I understand that for a number $a$ to have a multiplicative inverse in mod $n$, it must be coprime to $n$; therefore, all numbers that do not have a multiplicative inverse mod $n$ must share a factor with $n$.
Now, my prediction was that if $n$ is even, then the sum of all numbers that do not have a multiplicative inverse mod $n$ is $\frac{n}{2}\bmod{n}$, and if $n$ is odd, then the sum is $0\bmod{n}$.
Originally my proof was constructed something like this: if $n = p_1^{\alpha_1} p_2^{\alpha_2} \cdots p_k^{\alpha_k}$, then the sum of all the elements of this array:
$$\begin{align}
\begin{matrix}
p_1 & p_2 & \cdots & p_k \\ 2p_1 & 2p_2 & \cdots & 2p_k \\ \vdots & \vdots & \cdots & \vdots \\ n-2p_1 & n-2p_2 & \cdots & n-2p_k \\ n-p_1 & n-p_2 & \cdots & n-p_k \end{matrix}
\end{align}$$
would cancel out in the correct way.

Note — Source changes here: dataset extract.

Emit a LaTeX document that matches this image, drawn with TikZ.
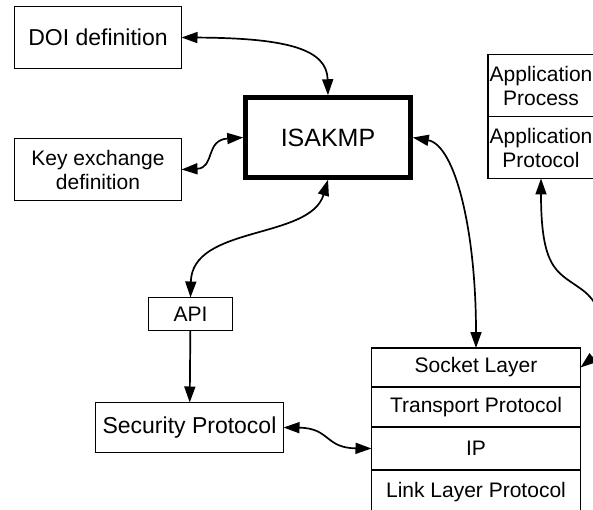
\documentclass[tikz,border=0pt]{standalone}
\usepackage{fontspec}
\setmainfont{Liberation Sans}
\usetikzlibrary{arrows.meta,positioning}
\tikzset{>={Triangle[length=16pt,width=11pt]}}

\begin{document}
\begin{tikzpicture}[x=1pt,y=-1pt,
    blk/.style={draw,line width=1.7pt,align=center,inner sep=0pt,outer sep=0pt,font=\fontsize{21}{24}\selectfont},
    link/.style={line width=1.7pt}]
      \useasboundingbox (0,0) rectangle (593,510);

      \node[blk,minimum width=167,minimum height=62,font=\fontsize{23}{26}\selectfont](doi) at (98,37.5) {DOI definition};
      \node[blk,minimum width=167,minimum height=62](keyx) at (98,169.5) {Key exchange\\definition};
      \node[blk,line width=4.5pt,outer sep=2.25pt,minimum width=165,minimum height=80,font=\fontsize{25}{28}\selectfont](isakmp) at (328,137.5) {ISAKMP};

      \node[blk,minimum width=84,minimum height=33](api) at (190.5,314) {API};
      \node[blk,minimum width=188,minimum height=50,font=\fontsize{23}{26}\selectfont](secp) at (189.5,427.5) {Security Protocol};

      \node[blk,minimum width=106,minimum height=62](appproc) at (541,85.5) {Application\\Process};
      \node[blk,minimum width=106,minimum height=62,below=0pt of appproc](appprot) {Application\\Protocol};

      \node[blk,minimum width=209,minimum height=39](socket) at (476,367.5) {Socket Layer};
      \node[blk,minimum width=209,minimum height=40,below=0pt of socket](transport) {Transport Protocol};
      \node[blk,minimum width=209,minimum height=43,below=0pt of transport](ip) {IP};
      \node[blk,minimum width=209,minimum height=44,below=0pt of ip](linkl) {Link Layer Protocol};

      \draw[link,<->] (doi.east) .. controls (290,38) and (327,50) .. (isakmp.north);
      \draw[link,<->] (keyx.east) .. controls (215,168) and (205,140) .. (isakmp.west);
      \draw[link,<->] (isakmp.south) .. controls (310,240) and (192,225) .. (api.north);
      \draw[link,->] (api) -- (secp);
      \draw[link,<->] (secp.east) .. controls (330,428) and (325,448) .. (ip.west);
      \draw[link,<->] (isakmp.east) .. controls (455,145) and (476,230) .. (socket.north);
      \draw[link,<->] (appprot.south) .. controls (541,275) and (560,272) .. (585,292)
        .. controls (612,315) and (600,352) .. (socket.east);
    \end{tikzpicture}
\end{document}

However, while trying to prove this, I hit a roadblock because I wasn't sure how to account for the multiplicity of the factors of $n$.
If I understand Wikipedia correctly, this is the same as finding the sum of all numbers that are not units in the ring of integers modulo $n$, $\mathbb{Z}/n\mathbb{Z}$. Is there any way to do this? If the result is so nice, I feel like there is also a nice way to prove this.
Best Answer
If $k$ is not coprime with $n$, then $n-k$ is not coprime with $n$ either. So you can group those $k$ by pairs $(k,n-k)$, and if $n$ is even and $\neq 2$ (and only in this case), $n/2$ is not coprime with $n$ and "alone".